The two national bills (authored in large part by California legislators) are the Senate \”Global Warming Pollution Reduction Act\” and the House \”Safe Climate Act,\” also known as S.B. 309 and H.R. 1590 respectively.
Many citizens are becoming alarmed about climate change and are working on lowering their household energy consumption. City and county officials struggle with the magnitude of a practical response. State legislators are crafting and passing emissions cuts. And now, the call to action has reached the halls of Congress.
Bipartisan H.R. 1590 contains language such as \”… by 2050, roughly 25 percent of animal and plant species will be committed to extinction,\” and, \”With only 5 percent of the world population, the United States emits approximately 20 percent of the world’s total greenhouse gas emissions.\”
Both bills mandate an 80 percent annual reduction of carbon emissions in the United States, to be achieved incrementally, over the next 43 years. Supporters chose to focus on these two bills, because they go hand-in-hand with the scientific community’s assessment of the goals and the time frame needed for an effective response.
There are many other climate care policies and actions which the citizen group also supports.

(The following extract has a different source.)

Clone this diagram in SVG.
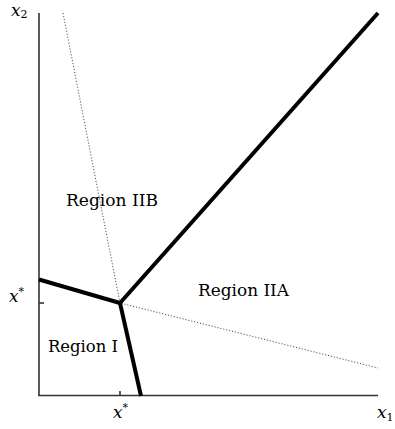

The goal is to encourage legislators to pass strong national policy to slow the oncoming train of climate change disasters.
Capps’ and Gallegly’s staff each provided ample time for presentations from the diverse group representing churches, small businesses, parents, off-duty and retired Navy personnel, and Ventura Climate Care Options Organized Locally (VCCool), a local global warming action group.
Topics ranged from concern for children to a military report commissioned in 2007 entitled \”National Security and the Threat of Climate Change,\” which labels climate change as a \”threat multiplier\” due to displaced populations and water shortages.
Given the small window of opportunity to avoid the climate change tipping point, the group urged prompt action. Citizens also underscored additional benefits of safe climate policy, such as bringing quality, clean-energy jobs to the district and improving international relations.
At Capps’ office, Carla Castilla reaffirmed that Capps is an active supporter and co-sponsor of H.R. 1590. The talk quickly turned to strategy and local actions with the possibility of an event to raise public awareness about current legislation in the fall. Castilla expressed her appreciation of active citizen involvement. An ongoing, positive relationship is anticipated.
Brian Miller of Gallegly’s office was also in agreement that climate change must be addressed. Miller indicated that Rep. Gallegly has not taken an official position. The group hopes to hear back from the representative after he receives the petitions, reports and other materials.
Miller said he was hopeful that progress toward global warming goals could be met by incentives to industry. On the other hand, it was pointed out that the tobacco tax and our recycling program are examples where strong policy was key to a successful outcome. All in attendance agreed that with the magnitude of this problem, there is no level of government that should not be involved. The group was excited at the prospect of a new dialog, and offered support in any way that would be helpful to further pro-active climate change policy.